If your Ferrari LaFerrari has a cracked, shattered, or missing door window, your first practical worry is usually whether you can drive it at all without inviting a traffic stop or a failed inspection. It is a fair question, and the honest answer is that it depends on the condition of the glass, how it affects your visibility, and the broader standards both Arizona and Florida apply to vehicles operating on public roads. Neither state treats your windows as decoration. Door glass is part of how a car contains its occupants, seals its cabin, and gives the driver a clear, undistorted view of traffic around them.
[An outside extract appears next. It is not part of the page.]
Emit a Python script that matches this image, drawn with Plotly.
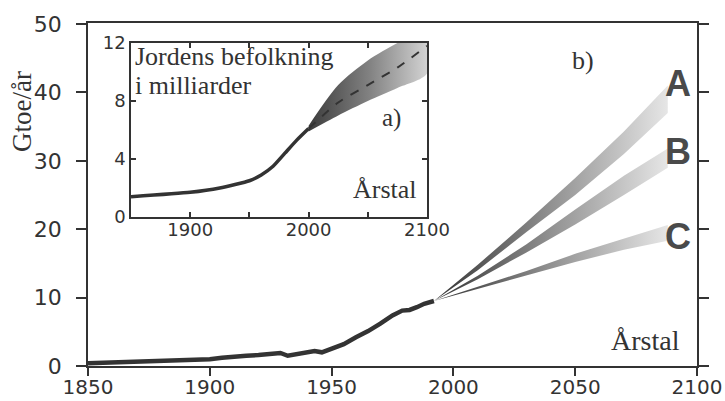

This article walks through what visibility and vehicle-condition expectations generally mean for damaged door glass, why an open or compromised window is a hazard well beyond any ticket, how unrepaired damage can complicate things if a second incident happens, and why moving quickly is the safest path legally and practically. We will not invent statute numbers, penalties, or inspection codes — those vary, change, and are best confirmed with official sources — but we can explain the principles that consistently guide how both states think about roadworthiness.
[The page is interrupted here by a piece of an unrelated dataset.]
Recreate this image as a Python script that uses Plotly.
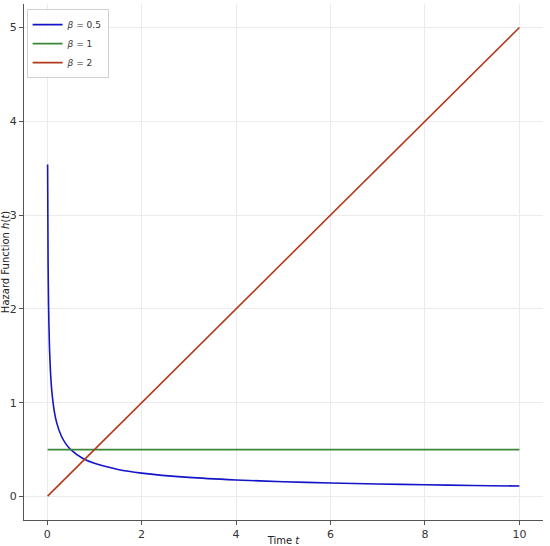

Why a Hypercar Makes This More Than a Formality
The LaFerrari is not an ordinary daily driver, and its door glass reflects that. The car's curved, frameless-feeling glass, tight weatherstripping, and precise tracks are engineered to fit a low, aerodynamic cabin. The side glass on a vehicle like this often integrates acoustic-quality lamination to keep wind and road noise out of a tightly tuned interior, and the curvature is shaped to match the door line exactly. When that glass is cracked or gone, you are not just looking at a cosmetic flaw — you are looking at a break in a carefully designed visibility and sealing system. That raises the stakes for both compliance and comfort.
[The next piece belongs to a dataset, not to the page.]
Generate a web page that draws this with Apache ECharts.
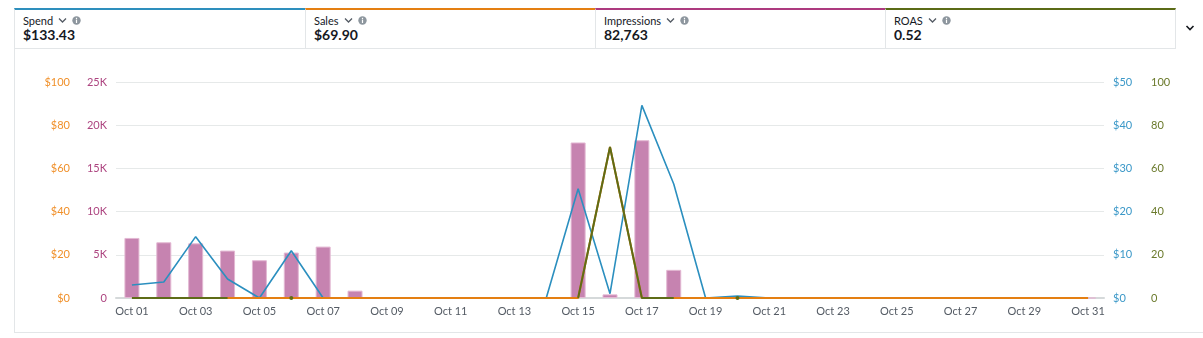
<!DOCTYPE html>
<html>
<head>
<meta charset="utf-8">
<script src="https://cdn.jsdelivr.net/npm/echarts@6/dist/echarts.min.js"></script>
<style>
  html, body { margin: 0; padding: 0; background: #fff; width: 1203px; height: 338px; overflow: hidden; font-family: Lato, "Open Sans", sans-serif; color: #16191f; }
  #chart { position: absolute; left: 0; top: 0; width: 1203px; height: 338px; }
  .panel { position: absolute; left: 14px; top: 48px; width: 1189px; height: 285px; border-left: 1px solid #e3e6e8; border-bottom: 1px solid #e3e6e8; box-sizing: border-box; }
  .card { position: absolute; top: 8px; height: 41px; box-sizing: border-box; border: 1px solid #e3e6e8; border-top-width: 2px; background: #fff; }
  .card .name { position: absolute; left: 8px; top: 4px; font-size: 11px; color: #16191f; display: flex; align-items: center; }
  .card .name svg { margin-left: 5px; }
  .card .val { position: absolute; left: 8px; top: 16px; font-size: 14px; font-weight: 700; color: #16191f; }
  .more { position: absolute; left: 1185px; top: 24px; }
</style>
</head>
<body>
<div class="panel"></div>
<div id="chart"></div>
<div id="cards"></div>
<svg class="more" width="10" height="8" viewBox="0 0 10 8"><path d="M1.5 2 L5 5.5 L8.5 2" fill="none" stroke="#16191f" stroke-width="1.6"/></svg>
<script>
// Daily metrics for October
const days = ['Oct 01','Oct 02','Oct 03','Oct 04','Oct 05','Oct 06','Oct 07','Oct 08','Oct 09','Oct 10',
              'Oct 11','Oct 12','Oct 13','Oct 14','Oct 15','Oct 16','Oct 17','Oct 18','Oct 19','Oct 20',
              'Oct 21','Oct 22','Oct 23','Oct 24','Oct 25','Oct 26','Oct 27','Oct 28','Oct 29','Oct 30','Oct 31'];

const impressions = [6950, 6450, 6330, 5490, 4370, 5260, 5950, 850, 0, 0,
                     0, 0, 0, 0, 18000, 420, 18260, 3260, 0, 0,
                     0, 0, 0, 0, 0, 0, 0, 0, 0, 0, 0];

const spend = [3.0, 3.7, 14.2, 4.4, 0, 10.95, 0, 0, 0, 0,
               0, 0, 0, 0, 25.3, 1.0, 44.6, 26.4, 0, 0.45,
               0, 0, 0, 0, 0, 0, 0, 0, 0, 0, 0];

const sales = [0, 0, 0, 0, 0, 0, 0, 0, 0, 0,
               0, 0, 0, 0, 0, 69.90, 0, 0, 0, 0,
               0, 0, 0, 0, 0, 0, 0, 0, 0, 0, 0];

// ROAS is undefined on days without spend
const roas = [0, 0, 0, 0, null, 0, null, null, null, null,
              null, null, null, null, 0, 69.90, 0, 0, null, 0,
              null, null, null, null, null, null, null, null, null, null, null];

// Summary cards
const cardNames = ['Spend', 'Sales', 'Impressions', 'ROAS'];
const cardValues = ['$133.43', '$69.90', '82,763', '0.52'];
const cardColors = ['#2e8fbd', '#e47f12', '#ad3a7f', '#5b6b17'];
const cardLefts = [14, 305, 595, 885];
const cardWidths = [292, 291, 291, 291];

const chevron = '<svg width="9" height="7" viewBox="0 0 9 7"><path d="M1 1.5 L4.5 5 L8 1.5" fill="none" stroke="#545b64" stroke-width="1.3"/></svg>';
const info = '<svg width="9" height="9" viewBox="0 0 9 9"><circle cx="4.5" cy="4.5" r="4.2" fill="#8d969e"/><rect x="3.9" y="3.6" width="1.2" height="3.4" fill="#fff"/><rect x="3.9" y="1.8" width="1.2" height="1.2" fill="#fff"/></svg>';

const cardsEl = document.getElementById('cards');
cardNames.forEach((n, i) => {
  const c = document.createElement('div');
  c.className = 'card';
  c.style.left = cardLefts[i] + 'px';
  c.style.width = cardWidths[i] + 'px';
  c.style.borderTopColor = cardColors[i];
  c.innerHTML = '<div class="name">' + n + chevron + info + '</div><div class="val">' + cardValues[i] + '</div>';
  cardsEl.appendChild(c);
});

const font = 'Lato, "Open Sans", sans-serif';
const chart = echarts.init(document.getElementById('chart'), null, { renderer: 'canvas' });

// Isolated ROAS points get a dot so they stay visible between gaps
function isolated(idx) {
  const prev = idx > 0 ? roas[idx - 1] : null;
  const next = idx < roas.length - 1 ? roas[idx + 1] : null;
  return roas[idx] != null && prev == null && next == null;
}

chart.setOption({
  animation: false,
  textStyle: { fontFamily: font },
  grid: { left: 116, right: 99, top: 82, bottom: 40 },
  xAxis: {
    type: 'category',
    data: days,
    boundaryGap: true,
    axisTick: { show: false },
    axisLine: { lineStyle: { color: '#d5d9da', width: 2 } },
    axisLabel: { interval: 1, color: '#545b64', fontSize: 11, margin: 8, fontFamily: font }
  },
  yAxis: [
    {
      type: 'value', position: 'left', offset: 38, min: 0, max: 100, interval: 20,
      axisLine: { show: false }, axisTick: { show: false },
      axisLabel: { color: '#f0902a', fontSize: 11, margin: 8, fontFamily: font, formatter: v => '$' + v },
      splitLine: { show: true, lineStyle: { color: '#e6e9e9', width: 1 } }
    },
    {
      type: 'value', position: 'left', offset: 0, min: 0, max: 25000, interval: 5000,
      axisLine: { show: false }, axisTick: { show: false },
      axisLabel: { color: '#ad4580', fontSize: 11, margin: 9, fontFamily: font, formatter: v => v === 0 ? '0' : (v / 1000) + 'K' },
      splitLine: { show: false }
    },
    {
      type: 'value', position: 'right', offset: 0, min: 0, max: 50, interval: 10,
      axisLine: { show: false }, axisTick: { show: false },
      axisLabel: { color: '#3b98c8', fontSize: 11, margin: 9, fontFamily: font, formatter: v => '$' + v },
      splitLine: { show: false }
    },
    {
      type: 'value', position: 'right', offset: 38, min: 0, max: 100, interval: 20,
      axisLine: { show: false }, axisTick: { show: false },
      axisLabel: { color: '#6b7a2c', fontSize: 11, margin: 9, fontFamily: font },
      splitLine: { show: false }
    }
  ],
  series: [
    {
      name: 'Impressions', type: 'bar', yAxisIndex: 1, data: impressions, barWidth: 15, z: 1,
      itemStyle: { color: '#c683b0', borderColor: '#e3b8d3', borderWidth: 1 }
    },
    {
      name: 'Spend', type: 'line', yAxisIndex: 2, data: spend, z: 2,
      showSymbol: false, lineStyle: { color: '#2b8fbf', width: 1.6 }, itemStyle: { color: '#2b8fbf' }
    },
    {
      name: 'Sales', type: 'line', yAxisIndex: 0, data: sales, z: 3,
      showSymbol: false, lineStyle: { color: '#e47f12', width: 2 }, itemStyle: { color: '#e47f12' }
    },
    {
      name: 'ROAS', type: 'line', yAxisIndex: 3, z: 4,
      data: roas.map((v, i) => ({ value: v, symbol: isolated(i) ? 'circle' : 'none', symbolSize: 4 })),
      showSymbol: true, showAllSymbol: true, connectNulls: false,
      lineStyle: { color: '#5e6c17', width: 2 }, itemStyle: { color: '#5e6c17' }
    }
  ]
});
</script>
</body>
</html>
How Arizona and Florida Generally Approach Visibility and Vehicle Condition
Both Arizona and Florida operate under the same broad idea that vehicles on public roads must be in safe, roadworthy condition and must give the driver an unobstructed view of the road. The exact wording, enforcement, and any inspection requirements differ between the two states and can change over time, so the smart approach is to treat the underlying principle as the constant: a window that interferes with clear sight lines, sheds glass, or leaves the cabin exposed is the kind of condition these rules are designed to address.
Unobstructed Visibility Is the Common Thread
The concept of "unobstructed visibility" generally refers to a driver's ability to see clearly in all the directions needed to operate the vehicle safely — forward, to the sides, and to the rear. Door glass plays a direct role in side and over-the-shoulder visibility, which matters enormously when you are merging, changing lanes, or checking blind spots in a low-slung car with a wide rear deck. A spiderweb crack across the door glass scatters light, distorts shapes, and can throw glare in Arizona's intense desert sun or Florida's bright coastal afternoons. That scattering does not just look bad; it genuinely degrades how accurately you judge distance and motion through the affected pane.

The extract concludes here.